Node.js Backend Tips for Scalable Applications
14 May 2026 · by Yunmin Shin
When Does Your Node.js Backend Need Scaling Attention?
A well-written Node.js backend handles thousands of concurrent connections efficiently. But certain patterns — blocking the event loop, unmanaged memory growth, improper async error handling — will cause performance degradation long before you hit hardware limits.
These tips apply to Node.js backends in any form: Next.js custom servers, standalone Express/Fastify APIs, or serverless functions running on Node.js runtime.
How Does the Node.js Event Loop Work?
Node.js is single-threaded and runs on an event loop. I/O operations (database queries, file reads, HTTP requests) are non-blocking — Node.js can handle other requests while waiting. CPU-intensive operations, however, block the event loop entirely, making the application unresponsive for all other users.
Never run CPU-intensive code in the main thread. Parsing large CSV files, resizing images, running encryption on large payloads, or performing complex calculations synchronously will freeze your server. Move these to Worker Threads or a separate microservice.
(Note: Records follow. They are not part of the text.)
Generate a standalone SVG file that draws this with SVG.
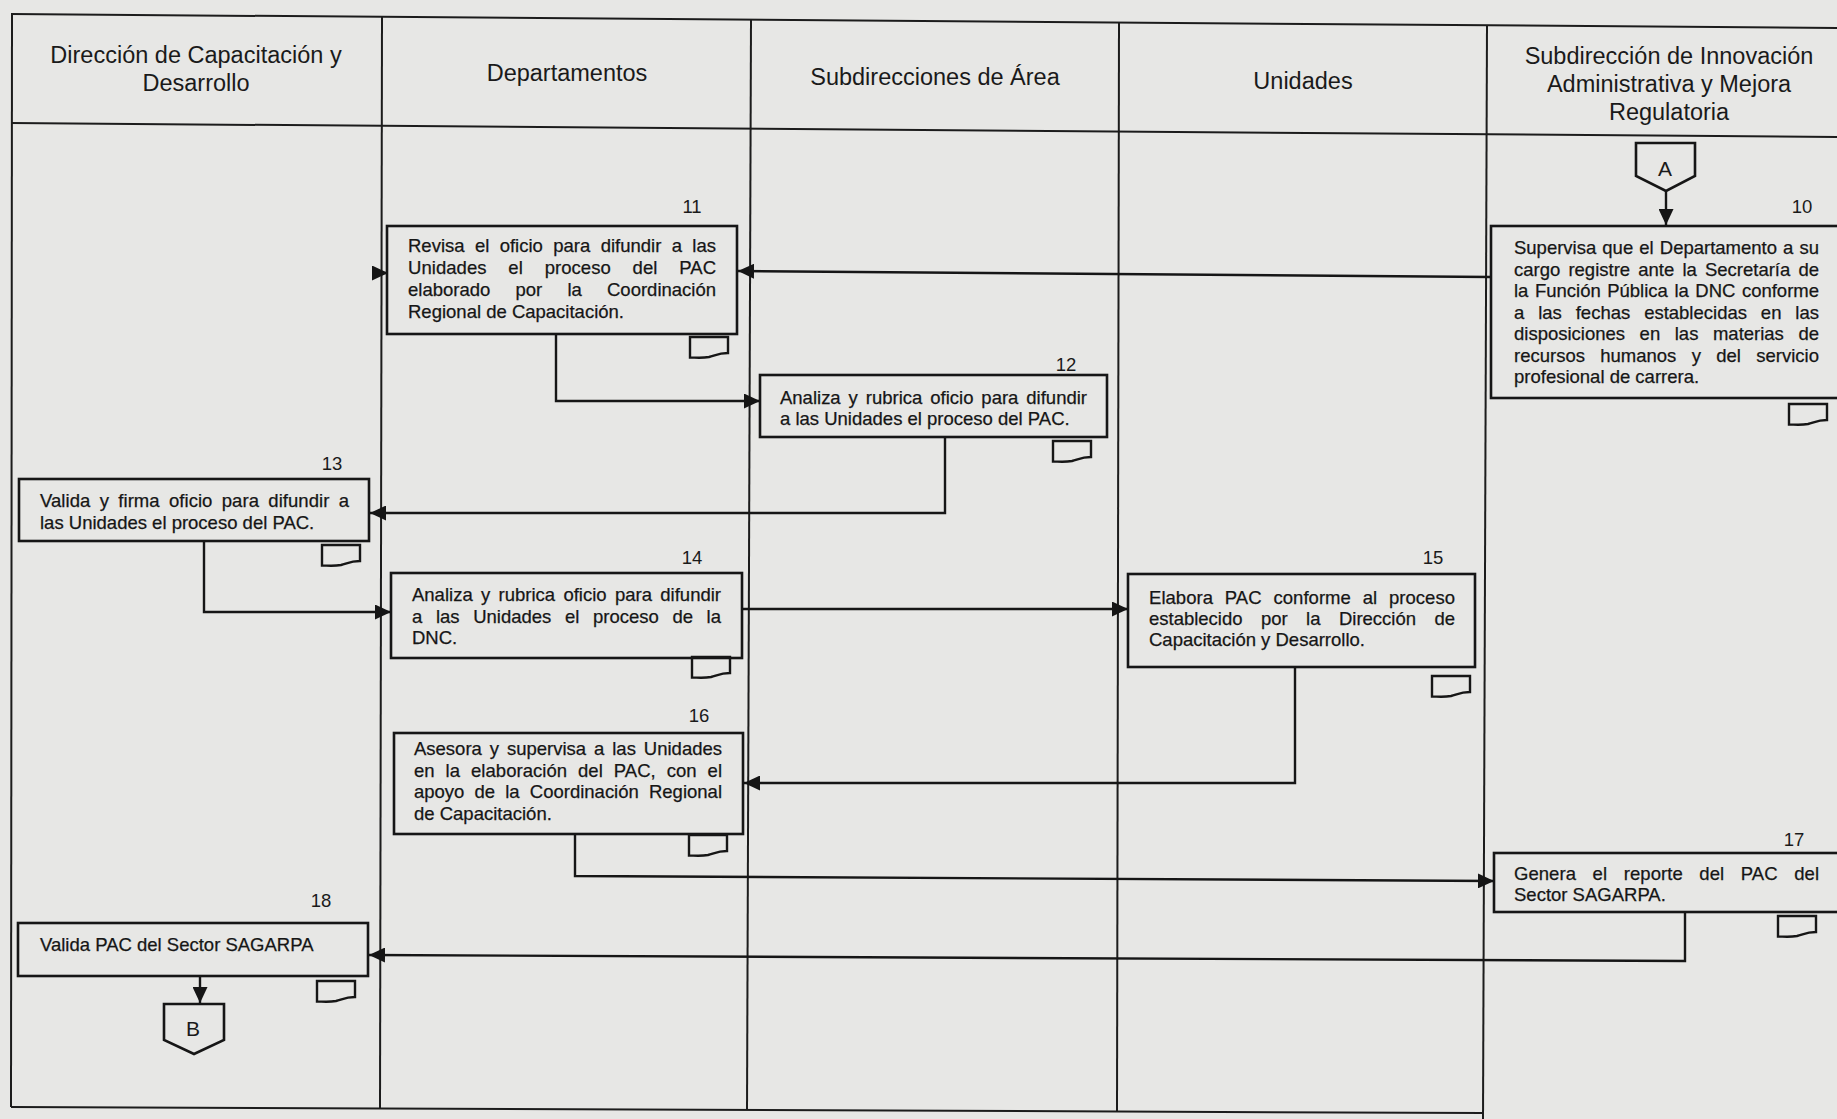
<svg xmlns="http://www.w3.org/2000/svg" width="1837" height="1119" viewBox="0 0 1837 1119">
  <defs>
    <marker id="arrow" markerUnits="userSpaceOnUse" markerWidth="17" markerHeight="15" refX="16" refY="7.5" orient="auto">
      <path d="M0,0 L16,7.5 L0,15 Z" fill="#151515"/>
    </marker>
    <!-- document symbol hung under each activity box -->
    <path id="doc" d="M0,0 H38 V16 C29,16 26,18 19,20 C11,21.5 5,20.5 0,20.5 Z"/>
    <style>
      .grid { stroke: #1c1c1c; stroke-width: 2; fill: none; }
      .box { fill: none; stroke: #161616; stroke-width: 2.6; }
      .docicon { fill: none; stroke: #161616; stroke-width: 2.4; }
      .conn { fill: none; stroke: #161616; stroke-width: 2.4; }
      .hdr { font-family: "Liberation Sans", Arial, sans-serif; font-size: 23.5px; fill: #1a1a1a; text-anchor: middle; }
      .txt { font-family: "Liberation Sans", Arial, sans-serif; font-size: 18.5px; fill: #161616; stroke: #161616; stroke-width: 0.25; }
      .num { font-family: "Liberation Sans", Arial, sans-serif; font-size: 18.5px; fill: #1a1a1a; text-anchor: middle; }
      .conlbl { font-family: "Liberation Sans", Arial, sans-serif; font-size: 21px; fill: #1a1a1a; text-anchor: middle; }
    </style>
  </defs>

  <rect x="0" y="0" width="1837" height="1119" fill="#e7e7e5"/>

  <!-- swimlane table -->
  <g id="lanes" class="grid">
    <line x1="11" y1="14" x2="1837" y2="28"/>
    <line x1="11" y1="123" x2="1837" y2="137"/>
    <line x1="11" y1="1107" x2="1483" y2="1113"/>
    <line x1="12" y1="14" x2="11" y2="1107"/>
    <line x1="382" y1="17" x2="380" y2="1108"/>
    <line x1="751" y1="20" x2="747" y2="1110"/>
    <line x1="1119" y1="22" x2="1117" y2="1112"/>
    <line x1="1487" y1="25" x2="1483" y2="1119"/>
  </g>

  <g id="lane-headers">
    <text class="hdr" x="196" y="63">Dirección de Capacitación y</text>
    <text class="hdr" x="196" y="91">Desarrollo</text>
    <text class="hdr" x="567" y="81">Departamentos</text>
    <text class="hdr" x="935" y="85">Subdirecciones de Área</text>
    <text class="hdr" x="1303" y="89">Unidades</text>
    <text class="hdr" x="1669" y="64">Subdirección de Innovación</text>
    <text class="hdr" x="1669" y="92">Administrativa y Mejora</text>
    <text class="hdr" x="1669" y="120">Regulatoria</text>
  </g>

  <!-- connectors -->
  <g id="connectors" class="conn">
    <path d="M1666,191 V225" marker-end="url(#arrow)"/>
    <path d="M1491,277 L738,271" marker-end="url(#arrow)"/>
    <path d="M372,273 H388" marker-end="url(#arrow)"/>
    <path d="M556,334 V401 H760" marker-end="url(#arrow)"/>
    <path d="M945,437 V513 H370" marker-end="url(#arrow)"/>
    <path d="M204,541 V612 H391" marker-end="url(#arrow)"/>
    <path d="M742,609 H1128" marker-end="url(#arrow)"/>
    <path d="M1295,667 V783 H744" marker-end="url(#arrow)"/>
    <path d="M575,834 V876 L1494,881" marker-end="url(#arrow)"/>
    <path d="M1685,912 V961 L369,955" marker-end="url(#arrow)"/>
    <path d="M200,976 V1003" marker-end="url(#arrow)"/>
  </g>

  <!-- off-page connector A -->
  <g id="node-A">
    <path class="box" d="M1636,143 H1695 V176 L1666,191 L1636,176 Z"/>
    <text class="conlbl" x="1665" y="176">A</text>
  </g>

  <g id="node-10">
    <rect class="box" x="1491" y="226" width="360" height="172"/>
    <text class="num" x="1802" y="213">10</text>
    <text class="txt" y="254">
      <tspan x="1514" word-spacing="0.96" textLength="305" lengthAdjust="spacing">Supervisa que el Departamento a su</tspan>
      <tspan x="1514" y="275.5" word-spacing="3" textLength="305" lengthAdjust="spacing">cargo registre ante la Secretaría de</tspan>
      <tspan x="1514" y="297" word-spacing="1.38" textLength="305" lengthAdjust="spacing">la Función Pública la DNC conforme</tspan>
      <tspan x="1514" y="318.5" word-spacing="8.76" textLength="305" lengthAdjust="spacing">a las fechas establecidas en las</tspan>
      <tspan x="1514" y="340" word-spacing="9.42" textLength="305" lengthAdjust="spacing">disposiciones en las materias de</tspan>
      <tspan x="1514" y="361.5" word-spacing="10.2" textLength="305" lengthAdjust="spacing">recursos humanos y del servicio</tspan>
      <tspan x="1514" y="383">profesional de carrera.</tspan>
    </text>
    <use href="#doc" class="docicon" x="1789" y="404"/>
  </g>

  <g id="node-11">
    <rect class="box" x="387" y="226" width="350" height="108"/>
    <text class="num" x="692" y="213">11</text>
    <text class="txt" y="252">
      <tspan x="408" word-spacing="5.24" textLength="308" lengthAdjust="spacing">Revisa el oficio para difundir a las</tspan>
      <tspan x="408" y="274" word-spacing="16.6" textLength="308" lengthAdjust="spacing">Unidades el proceso del PAC</tspan>
      <tspan x="408" y="296" word-spacing="20.06" textLength="308" lengthAdjust="spacing">elaborado por la Coordinación</tspan>
      <tspan x="408" y="318">Regional de Capacitación.</tspan>
    </text>
    <use href="#doc" class="docicon" x="690" y="337"/>
  </g>

  <g id="node-12">
    <rect class="box" x="760" y="375" width="347" height="62"/>
    <text class="num" x="1066" y="371">12</text>
    <text class="txt" y="404">
      <tspan x="780" word-spacing="2.8" textLength="307" lengthAdjust="spacing">Analiza y rubrica oficio para difundir</tspan>
      <tspan x="780" y="425">a las Unidades el proceso del PAC.</tspan>
    </text>
    <use href="#doc" class="docicon" x="1053" y="441"/>
  </g>

  <g id="node-13">
    <rect class="box" x="19" y="479" width="350" height="62"/>
    <text class="num" x="332" y="470">13</text>
    <text class="txt" y="507">
      <tspan x="40" word-spacing="4.2" textLength="309" lengthAdjust="spacing">Valida y firma oficio para difundir a</tspan>
      <tspan x="40" y="529">las Unidades el proceso del PAC.</tspan>
    </text>
    <use href="#doc" class="docicon" x="322" y="545"/>
  </g>

  <g id="node-14">
    <rect class="box" x="391" y="573" width="351" height="85"/>
    <text class="num" x="692" y="564">14</text>
    <text class="txt" y="601">
      <tspan x="412" word-spacing="3.2" textLength="309" lengthAdjust="spacing">Analiza y rubrica oficio para difundir</tspan>
      <tspan x="412" y="623" word-spacing="8.5" textLength="309" lengthAdjust="spacing">a las Unidades el proceso de la</tspan>
      <tspan x="412" y="644">DNC.</tspan>
    </text>
    <use href="#doc" class="docicon" x="692" y="657"/>
  </g>

  <g id="node-15">
    <rect class="box" x="1128" y="574" width="347" height="93"/>
    <text class="num" x="1433" y="564">15</text>
    <text class="txt" y="604">
      <tspan x="1149" word-spacing="6.6" textLength="306" lengthAdjust="spacing">Elabora PAC conforme al proceso</tspan>
      <tspan x="1149" y="625" word-spacing="13.3" textLength="306" lengthAdjust="spacing">establecido por la Dirección de</tspan>
      <tspan x="1149" y="646">Capacitación y Desarrollo.</tspan>
    </text>
    <use href="#doc" class="docicon" x="1432" y="676"/>
  </g>

  <g id="node-16">
    <rect class="box" x="394" y="733" width="349" height="101"/>
    <text class="num" x="699" y="722">16</text>
    <text class="txt" y="755">
      <tspan x="414" word-spacing="2.8" textLength="308" lengthAdjust="spacing">Asesora y supervisa a las Unidades</tspan>
      <tspan x="414" y="776.5" word-spacing="5.74" textLength="308" lengthAdjust="spacing">en la elaboración del PAC, con el</tspan>
      <tspan x="414" y="798" word-spacing="5" textLength="308" lengthAdjust="spacing">apoyo de la Coordinación Regional</tspan>
      <tspan x="414" y="819.5">de Capacitación.</tspan>
    </text>
    <use href="#doc" class="docicon" x="689" y="835"/>
  </g>

  <g id="node-17">
    <rect class="box" x="1494" y="853" width="360" height="59"/>
    <text class="num" x="1794" y="846">17</text>
    <text class="txt" y="880">
      <tspan x="1514" word-spacing="11.4" textLength="305" lengthAdjust="spacing">Genera el reporte del PAC del</tspan>
      <tspan x="1514" y="901">Sector SAGARPA.</tspan>
    </text>
    <use href="#doc" class="docicon" x="1778" y="916"/>
  </g>

  <g id="node-18">
    <rect class="box" x="18" y="923" width="350" height="53"/>
    <text class="num" x="321" y="907">18</text>
    <text class="txt" x="40" y="951">Valida PAC del Sector SAGARPA</text>
    <use href="#doc" class="docicon" x="317" y="981"/>
  </g>

  <!-- off-page connector B -->
  <g id="node-B">
    <path class="box" d="M164,1004 H224 V1040 L194,1054 L164,1040 Z"/>
    <text class="conlbl" x="193" y="1036">B</text>
  </g>
</svg>
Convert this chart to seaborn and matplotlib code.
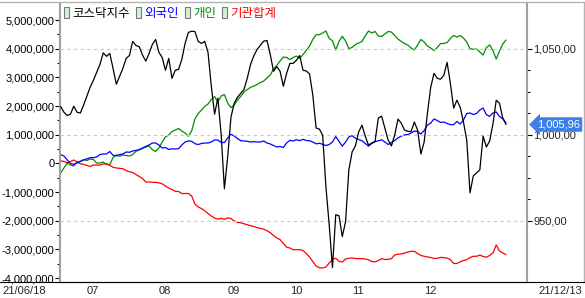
import numpy as np
import pandas as pd
import matplotlib
matplotlib.use("Agg")
import matplotlib.pyplot as plt
import matplotlib.transforms as mtransforms
from matplotlib.ticker import FixedLocator, FuncFormatter
from matplotlib.patches import Patch
from matplotlib.lines import Line2D
import seaborn as sns

# ---------------- data ----------------
series_names = ["코스닥지수", "외국인", "개인", "기관합계"]
series_colors = ["#000000", "#0000ff", "#008c00", "#ff0000"]

month_tick_days = [8, 30, 51, 70, 89, 111]
month_tick_labels = ["07", "08", "09", "10", "11", "12"]
start_label = "21/06/18"
end_label = "21/12/13"

# KOSDAQ index (right axis)
kosdaq = [1016.4, 1013.1, 1011.2, 1012.0, 1016.6, 1013.1, 1012.6, 1017.2, 1022.4, 1027.6,
          1031.7, 1036.3, 1040.9, 1047.6, 1045.6, 1047.3, 1038.6, 1029.4, 1034.0, 1038.6,
          1044.4, 1046.1, 1054.3, 1051.9, 1051.2, 1046.3, 1042.8, 1047.3, 1052.5, 1055.4,
          1047.9, 1045.0, 1037.5, 1044.4, 1032.8, 1037.5, 1038.0, 1043.8, 1053.1, 1059.5,
          1060.2, 1060.0, 1054.3, 1053.1, 1054.3, 1047.9, 1028.2, 1012.0, 1021.3, 1000.4,
          968.6, 987.1, 1010.2, 1018.4, 1021.8, 1024.1, 1026.4, 1033.0, 1040.9, 1046.0,
          1049.6, 1052.1, 1054.4, 1054.8, 1046.7, 1036.9, 1039.6, 1036.9, 1028.2, 1035.7,
          1041.5, 1041.5, 1043.3, 1046.1, 1037.5, 1037.1, 1035.4, 1023.0, 1003.9, 1003.3,
          999.8, 969.8, 947.6, 922.8, 953.5, 952.9, 940.8, 949.5, 979.6, 990.0,
          993.5, 1001.6, 1005.6, 999.2, 994.0, 995.2, 996.1, 1009.7, 1010.8, 1003.9,
          996.9, 993.5, 999.8, 1009.1, 1006.8, 1002.7, 1002.0, 1001.9, 1007.4, 1002.7,
          988.8, 995.8, 1012.6, 1027.6, 1035.7, 1032.8, 1032.3, 1034.6, 1042.1, 1029.9,
          1015.5, 1020.1, 1016.0, 1007.4, 996.9, 966.2, 976.1, 977.8, 979.6, 999.2,
          992.9, 996.4, 1006.2, 1020.1, 1018.3, 1009.7, 1005.96]

# cumulative net buying, millions (left axis)
foreign = [0.303, 0.258, 0.119, -0.003, -0.038, 0.014, 0.066, 0.119, 0.160, 0.199,
           0.202, 0.223, 0.310, 0.328, 0.328, 0.415, 0.283, 0.265, 0.310, 0.328,
           0.398, 0.387, 0.433, 0.453, 0.485, 0.537, 0.596, 0.642, 0.712, 0.712,
           0.642, 0.537, 0.555, 0.485, 0.509, 0.502, 0.513, 0.642, 0.746, 0.785,
           0.771, 0.687, 0.659, 0.694, 0.712, 0.712, 0.746, 0.816, 0.816, 0.729,
           0.729, 0.886, 1.015, 0.956, 0.869, 0.792, 0.781, 0.771, 0.746, 0.757,
           0.746, 0.746, 0.781, 0.712, 0.677, 0.624, 0.572, 0.590, 0.555, 0.712,
           0.806, 0.781, 0.827, 0.792, 0.841, 0.799, 0.792, 0.746, 0.683, 0.701,
           0.666, 0.624, 0.659, 0.746, 0.938, 0.771, 0.600, 0.746, 0.921, 0.966,
           0.879, 0.830, 0.792, 0.694, 0.600, 0.694, 0.757, 0.792, 0.823, 0.746,
           0.659, 0.729, 0.799, 0.886, 0.956, 0.991, 1.008, 1.060, 1.130, 1.113,
           1.025, 1.148, 1.339, 1.409, 1.549, 1.496, 1.427, 1.444, 1.392, 1.350,
           1.350, 1.461, 1.374, 1.514, 1.740, 1.758, 1.706, 1.740, 1.863, 1.932,
           1.699, 1.643, 1.758, 1.793, 1.636, 1.566, 1.409]

individual = [-0.335, -0.160, 0.014, -0.056, -0.091, 0.049, 0.073, 0.129, 0.101, 0.153,
              0.136, 0.014, 0.014, 0.049, -0.038, -0.045, 0.206, 0.293, 0.248, 0.293,
              0.276, 0.258, 0.310, 0.422, 0.467, 0.520, 0.572, 0.607, 0.478, 0.415,
              0.537, 0.746, 0.921, 0.991, 1.113, 1.165, 1.217, 1.130, 1.060, 0.945,
              1.130, 1.549, 1.740, 1.863, 1.985, 2.072, 2.229, 2.333, 2.142, 2.351,
              2.403, 2.107, 1.943, 2.037, 2.211, 2.340, 2.490, 2.578, 2.654, 2.700,
              2.752, 2.822, 2.874, 2.979, 3.083, 3.293, 3.415, 3.572, 3.711, 3.694,
              3.624, 3.694, 3.746, 3.659, 3.798, 3.938, 4.095, 4.322, 4.489, 4.489,
              4.548, 4.618, 4.357, 4.280, 3.955, 4.259, 4.433, 4.269, 4.008, 4.043,
              4.147, 4.199, 4.252, 4.444, 4.618, 4.548, 4.601, 4.444, 4.426, 4.513,
              4.601, 4.583, 4.461, 4.339, 4.252, 4.182, 4.130, 4.025, 3.955, 4.130,
              4.322, 4.234, 4.095, 4.025, 3.938, 4.043, 4.182, 4.182, 4.217, 4.357,
              4.461, 4.409, 4.461, 4.374, 4.234, 4.001, 3.980, 3.990, 3.886, 3.781,
              4.043, 4.130, 3.938, 3.640, 3.920, 4.165, 4.304]

institution = [0.094, 0.066, 0.024, 0.066, 0.119, 0.049, -0.010, -0.038, -0.073, -0.108,
               -0.056, -0.056, -0.056, -0.021, -0.010, -0.066, -0.136, -0.160, -0.171, -0.185,
               -0.248, -0.290, -0.317, -0.387, -0.457, -0.527, -0.649, -0.649, -0.656, -0.663,
               -0.677, -0.712, -0.788, -0.858, -0.910, -0.973, -0.980, -1.050, -1.050, -1.050,
               -1.137, -1.416, -1.521, -1.573, -1.653, -1.747, -1.835, -1.904, -1.946, -1.915,
               -1.950, -1.904, -1.922, -2.009, -2.054, -2.072, -2.107, -2.142, -2.177, -2.201,
               -2.243, -2.267, -2.295, -2.347, -2.417, -2.515, -2.602, -2.658, -2.794, -2.923,
               -2.951, -3.010, -3.010, -3.010, -3.038, -3.143, -3.265, -3.422, -3.579, -3.641,
               -3.648, -3.614, -3.474, -3.345, -3.310, -3.415, -3.439, -3.334, -3.310, -3.300,
               -3.317, -3.324, -3.324, -3.334, -3.359, -3.422, -3.432, -3.387, -3.324, -3.352,
               -3.348, -3.324, -3.195, -3.170, -3.160, -3.132, -3.090, -3.066, -3.066, -3.143,
               -3.212, -3.240, -3.265, -3.282, -3.317, -3.310, -3.279, -3.286, -3.303, -3.352,
               -3.491, -3.491, -3.432, -3.387, -3.359, -3.282, -3.240, -3.240, -3.195, -3.247,
               -3.272, -3.212, -3.125, -2.846, -3.056, -3.125, -3.185]

last_value = kosdaq[-1]
days = np.arange(len(kosdaq))
UNIT = 1_000_000

left_df = pd.DataFrame({
    "day": np.concatenate([days, days, days]),
    "value": np.concatenate([np.array(individual), np.array(institution), np.array(foreign)]) * UNIT,
    "series": [series_names[2]] * len(days) + [series_names[3]] * len(days) + [series_names[1]] * len(days),
})
right_df = pd.DataFrame({"day": days, "value": kosdaq})
palette = dict(zip(series_names, series_colors))

# ---------------- figure ----------------
sns.set_style("white")
plt.rcParams["font.family"] = ["Liberation Sans", "Noto Sans CJK KR", "DejaVu Sans"]
FS = 8.0

W, H = 585, 298
fig = plt.figure(figsize=(W / 100, H / 100), dpi=100)
fig.patch.set_facecolor("white")
ax1 = fig.add_axes([60 / W, 16 / H, 467 / W, 279 / H])
ax2 = ax1.twinx()

sns.lineplot(data=left_df, x="day", y="value", hue="series", palette=palette,
             hue_order=[series_names[2], series_names[3], series_names[1]],
             estimator=None, sort=False, legend=False, linewidth=0.9, ax=ax1)
sns.lineplot(data=right_df, x="day", y="value", color=palette[series_names[0]],
             estimator=None, sort=False, legend=False, linewidth=0.9, ax=ax2)

ax1.set_xlim(-0.2, 142.4)
ax1.set_ylim(-4.137 * UNIT, 5.595 * UNIT)
ax2.set_ylim(914.4, 1076.6)
for ax in (ax1, ax2):
    ax.set_xlabel("")
    ax.set_ylabel("")

# left axis ticks
ax1.yaxis.set_major_locator(FixedLocator(np.arange(-4, 6) * UNIT))
ax1.yaxis.set_minor_locator(FixedLocator((np.arange(-4, 5) + 0.5) * UNIT))
ax1.yaxis.set_major_formatter(FuncFormatter(lambda v, p: f"{int(round(v)):,}"))
ax1.tick_params(axis="y", which="major", direction="out", length=3.5, width=0.8,
                color="black", pad=0.5, labelsize=FS, labelcolor="black")
ax1.tick_params(axis="y", which="minor", direction="out", length=2.5, width=0.8, color="black")

# x ticks
ax1.set_xticks(month_tick_days)
ax1.set_xticklabels(month_tick_labels)
ax1.tick_params(axis="x", direction="out", length=3, width=0.8, color="black",
                pad=0.2, labelsize=FS)
for lbl in ax1.get_xticklabels():
    lbl.set_horizontalalignment("left")

# right axis ticks
ax2.yaxis.set_major_locator(FixedLocator([950, 1000, 1050]))
ax2.yaxis.set_minor_locator(FixedLocator([962.5, 975, 987.5, 1012.5, 1025, 1037.5]))
ax2.yaxis.set_major_formatter(FuncFormatter(lambda v, p: f"{v:,.2f}".replace(".", ",")))
ax2.tick_params(axis="y", which="major", direction="out", length=3.5, width=0.8,
                color="black", pad=1, labelsize=FS)
ax2.tick_params(axis="y", which="minor", direction="out", length=2.5, width=0.8, color="black")
ax2.grid(axis="y", which="major", linestyle=(0, (3, 3)), color="#c8c8c8", linewidth=0.8)
ax1.grid(False)
ax2.set_axisbelow(True)

# spines
for ax in (ax1, ax2):
    ax.spines["top"].set_visible(False)
ax1.spines["right"].set_visible(False)
ax2.spines["left"].set_visible(False)
ax2.spines["bottom"].set_visible(False)
ax1.spines["left"].set_color("#a0a0a0")
ax1.spines["left"].set_linewidth(1.5)
ax2.spines["right"].set_color("#a0a0a0")
ax2.spines["right"].set_linewidth(1.5)
ax1.spines["bottom"].set_color("black")
ax1.spines["bottom"].set_linewidth(0.8)

# outer frame lines
fig.add_artist(Line2D([0, 1], [1 - 2 / H, 1 - 2 / H], color="#b4b4b4", lw=1.0, transform=fig.transFigure))
fig.add_artist(Line2D([583.5 / W, 583.5 / W], [16 / H, 1 - 2 / H], color="#b4b4b4", lw=1.0, transform=fig.transFigure))
fig.add_artist(Line2D([0, 1], [16 / H, 16 / H], color="black", lw=0.8, transform=fig.transFigure))

# date end labels
fig.text(2 / W, 1 - 291 / H, start_label, ha="left", va="center", fontsize=FS)
fig.text(582 / W, 1 - 291 / H, end_label, ha="right", va="center", fontsize=FS)

# legend
handles = [Patch(facecolor="#d2f2d2", edgecolor="#7a7a7a", linewidth=0.8) for _ in series_names]
leg = ax2.legend(handles, series_names, loc="upper left", bbox_to_anchor=(0.0, 1.0),
                 ncol=4, frameon=False, handlelength=0.4, handleheight=1.0,
                 handletextpad=0.3, columnspacing=0.45, borderaxespad=0.1, borderpad=0.2,
                 prop={"family": ["Noto Sans CJK KR", "DejaVu Sans"], "size": 9},
                 labelcolor=series_colors)
leg.set_zorder(10)

# last value tag
trans = mtransforms.blended_transform_factory(ax2.transAxes, ax2.transData)
ax2.text(1.0 + (537 - 527) / 467, last_value, f"{last_value:,.2f}".replace(".", ","),
         transform=trans, ha="left", va="center", color="white", fontsize=FS,
         bbox=dict(boxstyle="larrow,pad=0.2", fc="#3c7fe6", ec="none"), clip_on=False, zorder=11)

fig.savefig("out.png", dpi=100)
What Are the Most Common Performance Mistakes?
Blocking the event loop with synchronous file system calls (fs.readFileSync, JSON.parse on large objects). Use async alternatives.
Unhandled promise rejections. Add a global handler and ensure every async function either catches its own errors or is called in a try/catch block. Unhandled rejections can crash Node.js processes in newer versions.
Memory leaks from event listener accumulation, global state growing unbounded, or circular references. Use Node.js's built-in memory profiler and monitor heap usage in production. Set a process memory limit and restart the process if it exceeds it.
Synchronous middleware in Express that blocks the event loop for every request. Convert synchronous middleware to async and use next(error) for error propagation.
How Do You Handle Database Query Performance?
Database queries are the most common bottleneck in Node.js backends. Apply these practices:
- Index foreign keys and frequently filtered columns. An unindexed query on a large table is orders of magnitude slower than an indexed one.
- Use connection pooling. Opening a new database connection per request is expensive. A pool of 10–20 connections handles hundreds of concurrent requests efficiently.
- Avoid N+1 queries. Fetching a list of orders and then fetching the customer for each order in a loop makes N+1 database calls. Use JOIN queries or batch fetching instead.
- Set query timeouts. Long-running queries without timeouts can hold connections open and degrade overall database performance.
How Do You Scale a Node.js Process?
Node.js uses one CPU core by default. The cluster module forks the process across all available CPU cores. PM2, a popular process manager, handles this automatically with the -i max flag.
For serverless architectures (Vercel, AWS Lambda), scaling is handled by the platform. Focus instead on minimizing cold start time — reduce imports, avoid large initializations at module load time, and keep your function code lean.
What Monitoring Should You Set Up?
At minimum, monitor: CPU usage, memory usage, event loop lag, HTTP error rates (4xx and 5xx), and response time p95/p99. Tools like Datadog, New Relic, or open-source alternatives like Prometheus + Grafana provide this data. For Bangkok startups on limited budgets, Vercel Analytics and Sentry's free tier cover the essential bases.